* **Aim of the exercise**
From the line with "Rebuild this chart" to the line with "import pandas as pd", both included, repeat each line exactly and leave out the pictures.

Entries with chart source code:
[Begin]

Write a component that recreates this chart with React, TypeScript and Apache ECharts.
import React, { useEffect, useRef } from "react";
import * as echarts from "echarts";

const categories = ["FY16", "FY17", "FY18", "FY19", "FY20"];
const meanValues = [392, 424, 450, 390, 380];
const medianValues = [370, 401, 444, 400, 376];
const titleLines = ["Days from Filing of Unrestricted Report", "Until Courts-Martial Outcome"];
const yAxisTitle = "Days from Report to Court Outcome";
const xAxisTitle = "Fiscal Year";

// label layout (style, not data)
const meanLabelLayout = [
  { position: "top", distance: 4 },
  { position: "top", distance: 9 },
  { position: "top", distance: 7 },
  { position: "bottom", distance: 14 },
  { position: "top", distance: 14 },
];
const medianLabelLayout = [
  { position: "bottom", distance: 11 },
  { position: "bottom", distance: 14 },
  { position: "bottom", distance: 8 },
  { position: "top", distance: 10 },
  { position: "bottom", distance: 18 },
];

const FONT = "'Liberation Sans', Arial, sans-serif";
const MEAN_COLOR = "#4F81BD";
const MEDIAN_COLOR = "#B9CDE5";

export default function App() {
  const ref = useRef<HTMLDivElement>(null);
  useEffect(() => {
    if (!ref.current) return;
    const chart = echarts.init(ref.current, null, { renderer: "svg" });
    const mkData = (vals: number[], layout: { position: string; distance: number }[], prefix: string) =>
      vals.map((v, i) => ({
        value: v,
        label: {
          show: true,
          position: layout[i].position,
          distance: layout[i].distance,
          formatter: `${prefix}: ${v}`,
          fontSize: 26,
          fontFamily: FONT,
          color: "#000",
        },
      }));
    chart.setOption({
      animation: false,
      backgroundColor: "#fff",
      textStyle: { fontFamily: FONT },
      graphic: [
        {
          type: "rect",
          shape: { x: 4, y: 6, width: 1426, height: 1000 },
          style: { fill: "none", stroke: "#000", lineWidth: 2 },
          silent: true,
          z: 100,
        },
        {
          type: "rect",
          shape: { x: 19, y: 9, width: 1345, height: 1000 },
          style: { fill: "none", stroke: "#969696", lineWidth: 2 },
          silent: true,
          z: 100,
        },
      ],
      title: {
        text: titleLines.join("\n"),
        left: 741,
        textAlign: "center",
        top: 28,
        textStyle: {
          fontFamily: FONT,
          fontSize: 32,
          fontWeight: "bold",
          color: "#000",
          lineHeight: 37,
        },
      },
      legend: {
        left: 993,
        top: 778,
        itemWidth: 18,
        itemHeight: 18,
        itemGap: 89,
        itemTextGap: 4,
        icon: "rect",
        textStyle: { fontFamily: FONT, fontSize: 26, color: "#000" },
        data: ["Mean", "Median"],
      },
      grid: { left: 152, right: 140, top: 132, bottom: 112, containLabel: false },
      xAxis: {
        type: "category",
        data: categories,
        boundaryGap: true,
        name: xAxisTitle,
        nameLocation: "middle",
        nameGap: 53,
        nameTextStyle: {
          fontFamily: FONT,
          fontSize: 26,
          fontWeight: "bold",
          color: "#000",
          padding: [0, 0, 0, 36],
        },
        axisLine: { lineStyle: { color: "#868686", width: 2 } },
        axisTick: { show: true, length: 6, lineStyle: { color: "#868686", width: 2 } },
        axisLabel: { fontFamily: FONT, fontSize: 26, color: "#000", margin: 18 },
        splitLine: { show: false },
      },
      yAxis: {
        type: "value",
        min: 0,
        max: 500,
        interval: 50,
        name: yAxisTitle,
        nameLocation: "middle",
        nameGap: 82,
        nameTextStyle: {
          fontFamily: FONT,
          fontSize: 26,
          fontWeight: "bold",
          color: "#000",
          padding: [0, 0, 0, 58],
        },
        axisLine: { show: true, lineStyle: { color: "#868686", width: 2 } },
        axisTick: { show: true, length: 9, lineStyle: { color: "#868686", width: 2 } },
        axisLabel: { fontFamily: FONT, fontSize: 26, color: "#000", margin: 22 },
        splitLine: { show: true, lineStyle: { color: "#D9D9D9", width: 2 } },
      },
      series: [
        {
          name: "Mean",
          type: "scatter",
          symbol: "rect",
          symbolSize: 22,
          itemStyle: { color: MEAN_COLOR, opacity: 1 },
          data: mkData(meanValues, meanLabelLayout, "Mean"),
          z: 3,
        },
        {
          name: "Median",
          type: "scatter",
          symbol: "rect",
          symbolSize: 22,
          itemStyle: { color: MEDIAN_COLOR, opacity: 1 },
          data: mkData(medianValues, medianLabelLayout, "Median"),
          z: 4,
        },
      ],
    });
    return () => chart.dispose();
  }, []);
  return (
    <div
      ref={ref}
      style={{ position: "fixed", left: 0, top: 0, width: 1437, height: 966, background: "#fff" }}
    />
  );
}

[End]
[Begin]

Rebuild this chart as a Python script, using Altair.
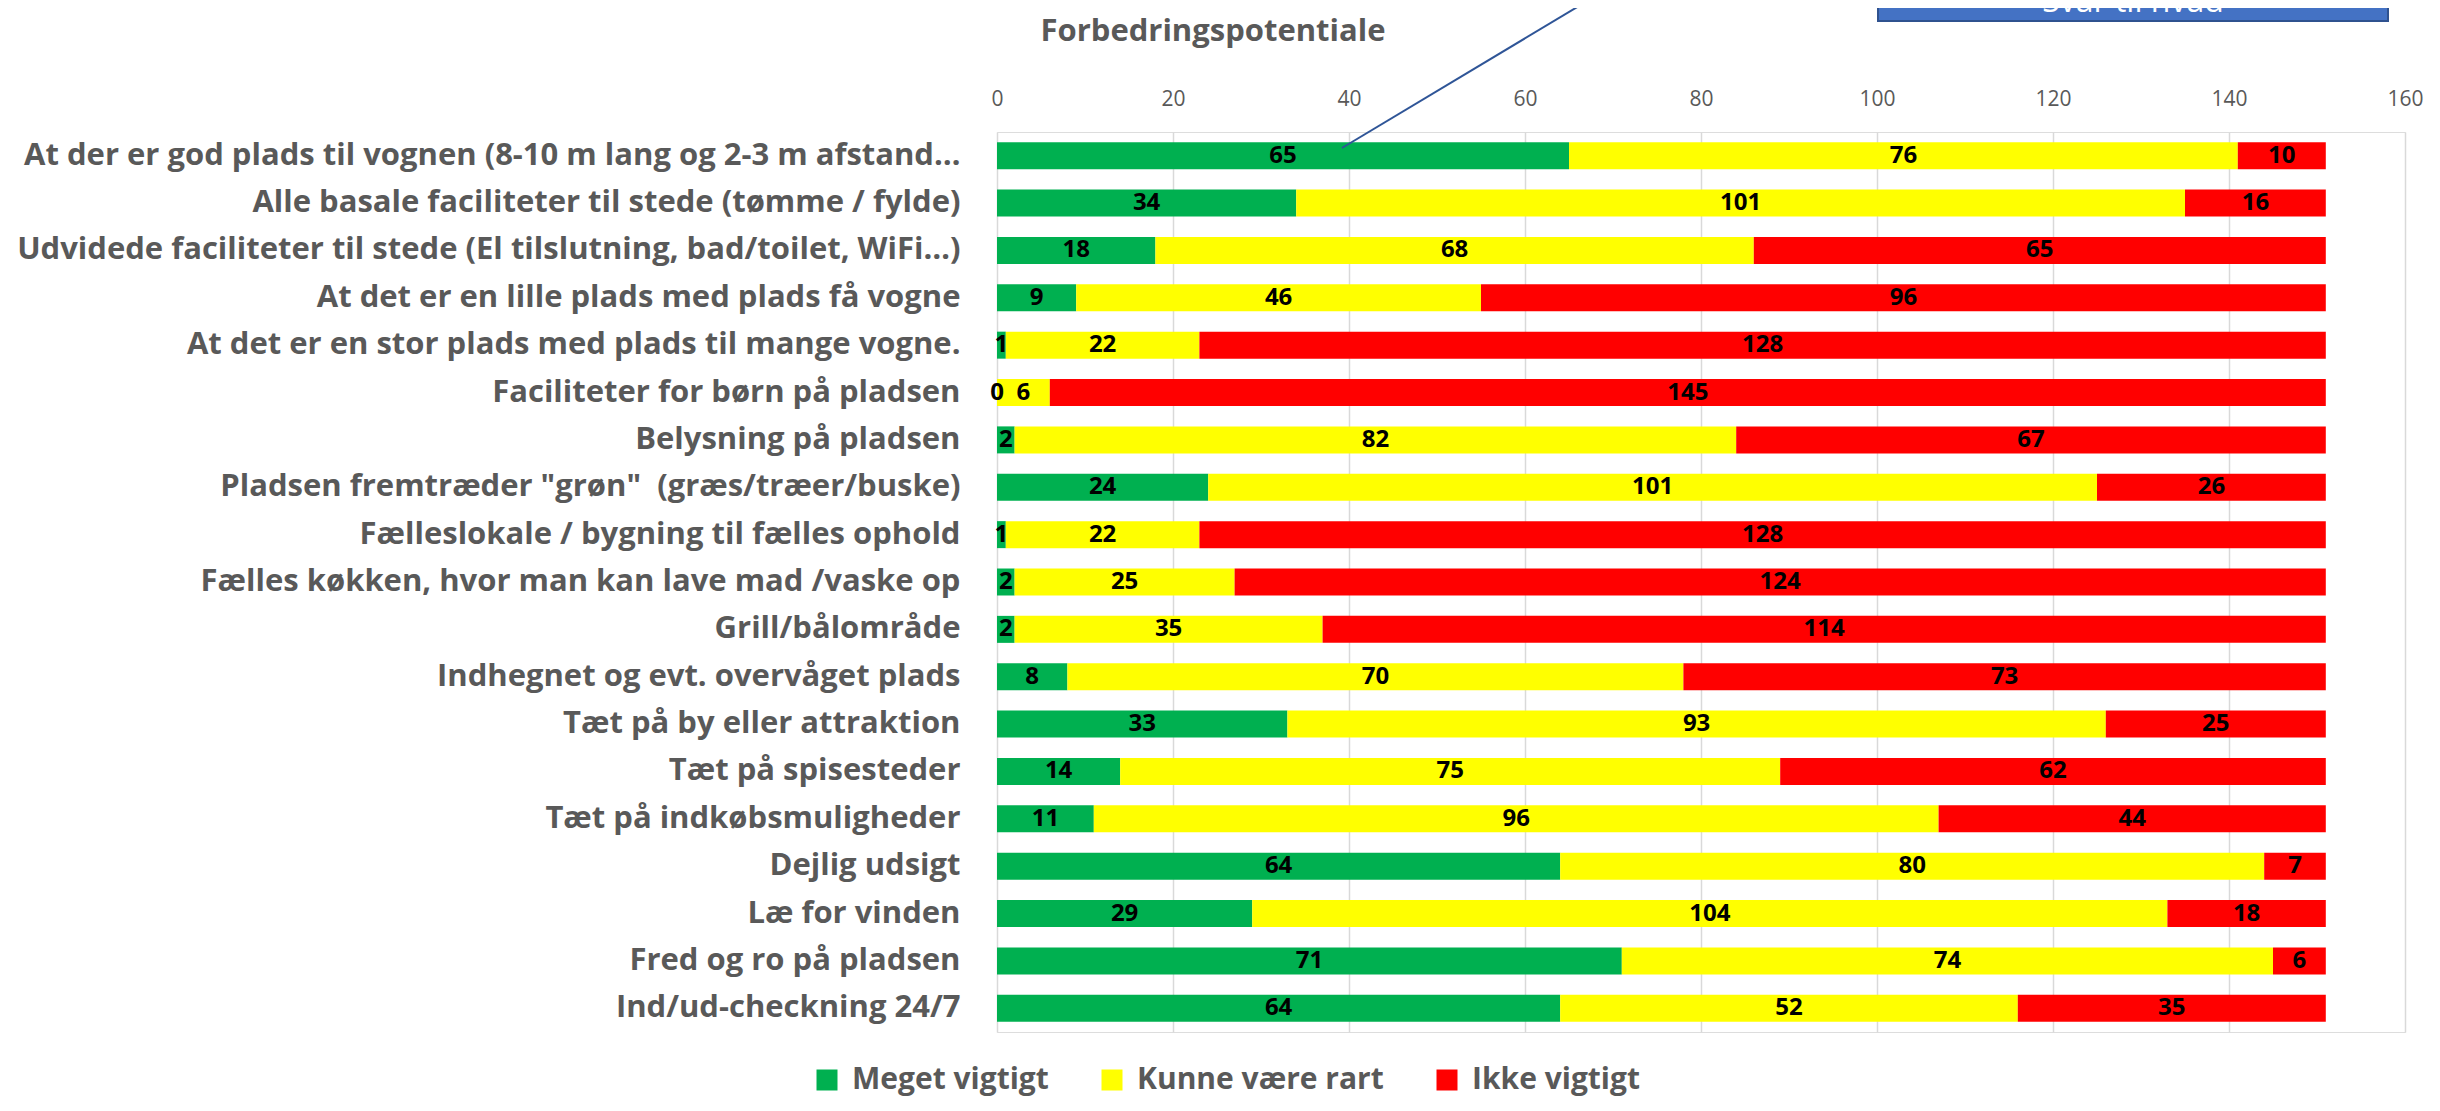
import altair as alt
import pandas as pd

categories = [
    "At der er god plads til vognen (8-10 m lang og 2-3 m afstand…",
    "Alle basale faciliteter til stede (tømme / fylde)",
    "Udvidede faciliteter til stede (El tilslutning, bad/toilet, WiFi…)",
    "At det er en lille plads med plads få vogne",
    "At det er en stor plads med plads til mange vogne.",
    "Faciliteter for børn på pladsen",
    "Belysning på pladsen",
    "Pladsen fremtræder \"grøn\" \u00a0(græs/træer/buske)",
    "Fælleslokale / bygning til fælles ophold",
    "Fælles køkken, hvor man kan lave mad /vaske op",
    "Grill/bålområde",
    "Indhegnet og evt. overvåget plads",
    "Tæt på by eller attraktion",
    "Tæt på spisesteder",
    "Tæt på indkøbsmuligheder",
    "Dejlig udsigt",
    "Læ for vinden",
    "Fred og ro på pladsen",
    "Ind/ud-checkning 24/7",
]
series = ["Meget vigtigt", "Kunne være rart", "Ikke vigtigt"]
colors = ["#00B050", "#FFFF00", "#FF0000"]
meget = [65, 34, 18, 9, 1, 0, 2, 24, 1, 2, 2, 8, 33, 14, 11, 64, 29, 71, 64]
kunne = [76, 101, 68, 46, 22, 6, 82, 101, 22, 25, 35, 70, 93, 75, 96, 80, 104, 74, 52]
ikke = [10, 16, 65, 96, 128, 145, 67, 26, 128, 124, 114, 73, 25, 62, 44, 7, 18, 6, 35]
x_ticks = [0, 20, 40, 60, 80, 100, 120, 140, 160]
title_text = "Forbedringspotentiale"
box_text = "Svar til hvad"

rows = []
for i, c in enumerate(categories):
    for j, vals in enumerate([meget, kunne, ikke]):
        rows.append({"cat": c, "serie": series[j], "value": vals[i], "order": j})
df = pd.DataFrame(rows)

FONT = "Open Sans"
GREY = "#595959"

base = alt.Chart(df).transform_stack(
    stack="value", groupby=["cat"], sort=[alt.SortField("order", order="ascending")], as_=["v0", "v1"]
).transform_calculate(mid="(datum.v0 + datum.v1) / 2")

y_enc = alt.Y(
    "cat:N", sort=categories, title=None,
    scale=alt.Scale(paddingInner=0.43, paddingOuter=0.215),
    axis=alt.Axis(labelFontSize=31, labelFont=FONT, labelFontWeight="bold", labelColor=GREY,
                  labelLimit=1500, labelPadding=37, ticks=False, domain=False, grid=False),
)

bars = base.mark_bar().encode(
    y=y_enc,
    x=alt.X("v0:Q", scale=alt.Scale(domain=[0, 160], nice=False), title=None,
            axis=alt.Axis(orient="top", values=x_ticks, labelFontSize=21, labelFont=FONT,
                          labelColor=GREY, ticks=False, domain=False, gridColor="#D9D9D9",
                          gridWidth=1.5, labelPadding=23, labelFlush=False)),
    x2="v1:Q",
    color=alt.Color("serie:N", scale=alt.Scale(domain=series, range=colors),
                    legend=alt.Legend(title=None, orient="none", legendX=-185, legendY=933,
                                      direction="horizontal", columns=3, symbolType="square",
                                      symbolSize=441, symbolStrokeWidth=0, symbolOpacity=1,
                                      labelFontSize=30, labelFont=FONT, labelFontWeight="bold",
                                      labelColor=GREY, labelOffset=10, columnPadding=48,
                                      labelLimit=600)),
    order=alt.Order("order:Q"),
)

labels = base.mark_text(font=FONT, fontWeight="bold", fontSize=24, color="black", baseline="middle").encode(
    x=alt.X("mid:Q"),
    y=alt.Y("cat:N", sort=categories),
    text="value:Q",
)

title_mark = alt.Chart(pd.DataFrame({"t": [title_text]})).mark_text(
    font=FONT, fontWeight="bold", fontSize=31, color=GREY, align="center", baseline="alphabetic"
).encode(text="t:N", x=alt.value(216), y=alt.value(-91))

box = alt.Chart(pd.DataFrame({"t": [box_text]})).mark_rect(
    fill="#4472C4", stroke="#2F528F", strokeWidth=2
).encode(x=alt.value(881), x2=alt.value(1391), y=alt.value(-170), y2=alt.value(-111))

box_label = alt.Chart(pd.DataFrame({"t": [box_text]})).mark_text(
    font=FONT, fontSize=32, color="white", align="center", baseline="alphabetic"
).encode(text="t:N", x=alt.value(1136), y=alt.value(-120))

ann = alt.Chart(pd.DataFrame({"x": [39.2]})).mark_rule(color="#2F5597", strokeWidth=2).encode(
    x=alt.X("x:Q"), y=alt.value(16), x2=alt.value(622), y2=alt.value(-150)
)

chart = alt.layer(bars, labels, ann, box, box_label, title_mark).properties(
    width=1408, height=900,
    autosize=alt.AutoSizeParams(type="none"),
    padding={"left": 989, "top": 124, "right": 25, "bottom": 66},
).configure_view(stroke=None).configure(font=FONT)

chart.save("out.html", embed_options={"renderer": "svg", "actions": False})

[End]

* **Output for this exercise**
Rebuild this chart as a Python script, using Altair.
import altair as alt
import pandas as pd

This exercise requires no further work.